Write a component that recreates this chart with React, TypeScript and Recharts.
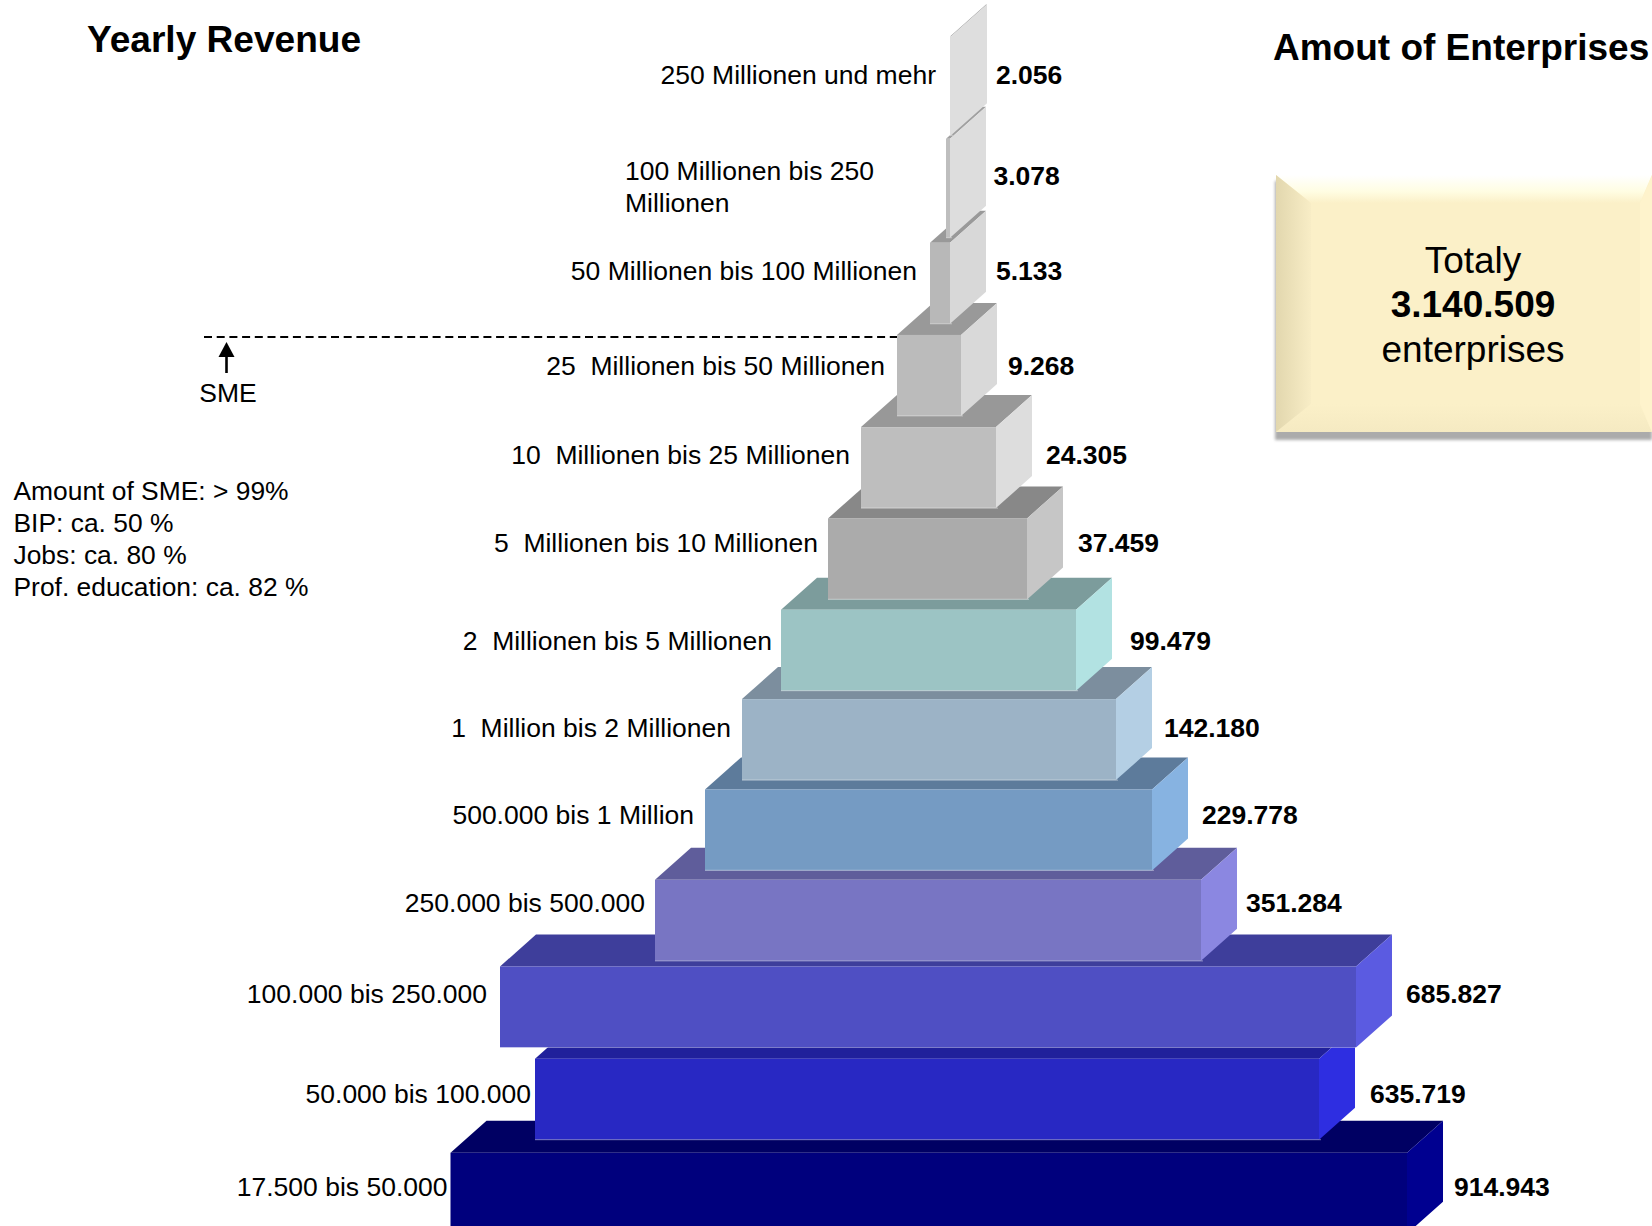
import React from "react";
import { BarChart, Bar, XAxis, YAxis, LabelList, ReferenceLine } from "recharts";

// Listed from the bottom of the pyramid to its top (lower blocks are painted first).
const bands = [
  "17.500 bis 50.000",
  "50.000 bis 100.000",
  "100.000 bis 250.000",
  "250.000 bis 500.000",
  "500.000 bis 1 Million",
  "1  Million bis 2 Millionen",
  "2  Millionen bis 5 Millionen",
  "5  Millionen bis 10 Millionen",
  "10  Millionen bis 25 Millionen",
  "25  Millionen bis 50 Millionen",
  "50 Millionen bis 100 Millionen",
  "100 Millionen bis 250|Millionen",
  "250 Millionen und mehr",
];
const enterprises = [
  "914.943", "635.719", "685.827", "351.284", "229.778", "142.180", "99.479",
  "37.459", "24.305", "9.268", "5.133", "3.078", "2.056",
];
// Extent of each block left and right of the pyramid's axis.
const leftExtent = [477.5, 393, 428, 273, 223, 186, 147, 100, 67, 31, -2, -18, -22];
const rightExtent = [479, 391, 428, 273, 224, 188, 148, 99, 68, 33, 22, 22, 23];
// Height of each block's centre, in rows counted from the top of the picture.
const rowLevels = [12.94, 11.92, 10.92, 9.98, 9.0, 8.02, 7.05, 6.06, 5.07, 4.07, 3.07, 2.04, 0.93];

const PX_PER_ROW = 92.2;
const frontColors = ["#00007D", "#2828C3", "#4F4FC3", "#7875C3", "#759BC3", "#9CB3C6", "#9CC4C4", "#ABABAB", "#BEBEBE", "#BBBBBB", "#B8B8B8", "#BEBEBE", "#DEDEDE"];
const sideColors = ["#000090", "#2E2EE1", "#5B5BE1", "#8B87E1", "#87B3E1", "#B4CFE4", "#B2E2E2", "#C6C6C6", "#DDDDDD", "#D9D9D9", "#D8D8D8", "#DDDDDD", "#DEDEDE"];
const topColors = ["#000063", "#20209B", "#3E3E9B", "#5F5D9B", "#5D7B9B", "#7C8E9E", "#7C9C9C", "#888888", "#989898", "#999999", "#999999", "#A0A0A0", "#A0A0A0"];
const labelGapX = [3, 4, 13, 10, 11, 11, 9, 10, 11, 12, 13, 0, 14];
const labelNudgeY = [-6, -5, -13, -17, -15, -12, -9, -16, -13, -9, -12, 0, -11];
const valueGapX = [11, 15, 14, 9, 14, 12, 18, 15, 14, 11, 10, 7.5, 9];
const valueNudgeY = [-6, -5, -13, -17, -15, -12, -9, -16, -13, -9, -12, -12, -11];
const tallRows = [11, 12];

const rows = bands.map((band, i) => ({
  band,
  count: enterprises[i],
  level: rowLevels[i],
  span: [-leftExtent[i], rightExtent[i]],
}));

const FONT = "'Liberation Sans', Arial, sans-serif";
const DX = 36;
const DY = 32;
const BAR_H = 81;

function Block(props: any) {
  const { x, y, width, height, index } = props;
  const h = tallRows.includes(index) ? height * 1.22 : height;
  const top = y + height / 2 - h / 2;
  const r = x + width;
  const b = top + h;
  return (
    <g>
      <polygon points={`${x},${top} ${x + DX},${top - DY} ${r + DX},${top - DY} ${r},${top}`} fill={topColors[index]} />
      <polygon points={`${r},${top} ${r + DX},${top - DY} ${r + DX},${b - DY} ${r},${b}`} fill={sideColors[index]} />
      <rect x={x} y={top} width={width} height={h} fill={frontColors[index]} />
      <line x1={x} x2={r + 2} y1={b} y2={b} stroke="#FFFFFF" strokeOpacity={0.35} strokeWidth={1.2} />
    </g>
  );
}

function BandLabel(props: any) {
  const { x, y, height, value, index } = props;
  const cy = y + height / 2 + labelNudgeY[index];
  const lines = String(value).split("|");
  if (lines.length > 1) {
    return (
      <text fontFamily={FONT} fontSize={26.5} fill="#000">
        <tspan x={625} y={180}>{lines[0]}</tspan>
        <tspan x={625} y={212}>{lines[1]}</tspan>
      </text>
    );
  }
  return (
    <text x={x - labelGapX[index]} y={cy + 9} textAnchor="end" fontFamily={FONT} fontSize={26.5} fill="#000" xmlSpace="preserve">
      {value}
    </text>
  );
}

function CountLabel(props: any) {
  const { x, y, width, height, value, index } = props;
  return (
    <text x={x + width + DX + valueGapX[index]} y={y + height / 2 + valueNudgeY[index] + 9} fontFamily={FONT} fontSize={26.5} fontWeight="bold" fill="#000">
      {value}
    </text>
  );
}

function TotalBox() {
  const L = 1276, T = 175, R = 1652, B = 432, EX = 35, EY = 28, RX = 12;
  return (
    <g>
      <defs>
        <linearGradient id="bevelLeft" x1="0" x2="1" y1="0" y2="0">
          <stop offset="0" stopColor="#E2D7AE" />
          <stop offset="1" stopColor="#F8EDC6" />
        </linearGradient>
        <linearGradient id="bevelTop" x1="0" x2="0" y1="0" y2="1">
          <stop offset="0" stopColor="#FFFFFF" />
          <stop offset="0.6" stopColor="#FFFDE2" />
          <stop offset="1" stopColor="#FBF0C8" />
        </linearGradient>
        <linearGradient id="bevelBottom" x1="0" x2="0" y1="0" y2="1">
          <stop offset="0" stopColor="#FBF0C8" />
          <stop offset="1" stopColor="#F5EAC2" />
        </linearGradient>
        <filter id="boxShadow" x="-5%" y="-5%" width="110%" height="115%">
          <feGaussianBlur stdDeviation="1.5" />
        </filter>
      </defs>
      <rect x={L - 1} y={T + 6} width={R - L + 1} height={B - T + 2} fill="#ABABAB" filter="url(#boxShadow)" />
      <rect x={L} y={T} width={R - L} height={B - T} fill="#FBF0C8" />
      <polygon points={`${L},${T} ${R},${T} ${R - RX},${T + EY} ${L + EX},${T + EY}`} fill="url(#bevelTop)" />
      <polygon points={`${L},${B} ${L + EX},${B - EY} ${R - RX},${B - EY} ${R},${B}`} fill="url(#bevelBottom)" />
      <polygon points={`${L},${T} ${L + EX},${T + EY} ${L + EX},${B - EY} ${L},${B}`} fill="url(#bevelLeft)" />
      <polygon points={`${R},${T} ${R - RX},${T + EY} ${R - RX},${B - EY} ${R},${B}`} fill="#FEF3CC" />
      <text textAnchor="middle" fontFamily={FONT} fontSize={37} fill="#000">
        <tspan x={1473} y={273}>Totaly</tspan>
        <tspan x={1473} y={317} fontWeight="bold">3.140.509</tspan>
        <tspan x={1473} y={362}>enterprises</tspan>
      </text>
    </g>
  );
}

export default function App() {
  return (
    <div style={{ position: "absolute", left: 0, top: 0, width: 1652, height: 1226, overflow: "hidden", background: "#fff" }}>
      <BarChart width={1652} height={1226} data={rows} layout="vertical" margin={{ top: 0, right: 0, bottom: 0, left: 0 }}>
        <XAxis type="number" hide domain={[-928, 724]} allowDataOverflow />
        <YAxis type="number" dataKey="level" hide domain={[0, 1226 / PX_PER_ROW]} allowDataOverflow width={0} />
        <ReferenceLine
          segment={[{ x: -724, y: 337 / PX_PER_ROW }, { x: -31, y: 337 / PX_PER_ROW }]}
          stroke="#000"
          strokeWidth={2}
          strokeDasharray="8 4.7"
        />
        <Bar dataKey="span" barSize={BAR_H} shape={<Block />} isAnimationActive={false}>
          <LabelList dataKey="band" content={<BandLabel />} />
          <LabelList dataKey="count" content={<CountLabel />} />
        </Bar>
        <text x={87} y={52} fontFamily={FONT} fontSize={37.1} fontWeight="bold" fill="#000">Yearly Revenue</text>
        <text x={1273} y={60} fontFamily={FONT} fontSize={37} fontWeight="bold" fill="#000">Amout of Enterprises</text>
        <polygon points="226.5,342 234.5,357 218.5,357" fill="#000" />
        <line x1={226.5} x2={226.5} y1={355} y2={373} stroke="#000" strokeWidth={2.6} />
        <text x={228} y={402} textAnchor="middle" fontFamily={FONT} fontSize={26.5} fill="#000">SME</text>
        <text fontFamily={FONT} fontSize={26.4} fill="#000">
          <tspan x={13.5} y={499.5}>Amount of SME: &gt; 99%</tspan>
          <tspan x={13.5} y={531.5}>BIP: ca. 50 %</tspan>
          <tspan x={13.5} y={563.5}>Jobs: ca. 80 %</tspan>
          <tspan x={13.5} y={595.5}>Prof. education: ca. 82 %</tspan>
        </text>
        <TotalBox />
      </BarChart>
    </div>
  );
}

---------------

• [Directions]: Copy every line above in which the string "React" shows up.

• [Final answer]:
Write a component that recreates this chart with React, TypeScript and Recharts.
import React from "react";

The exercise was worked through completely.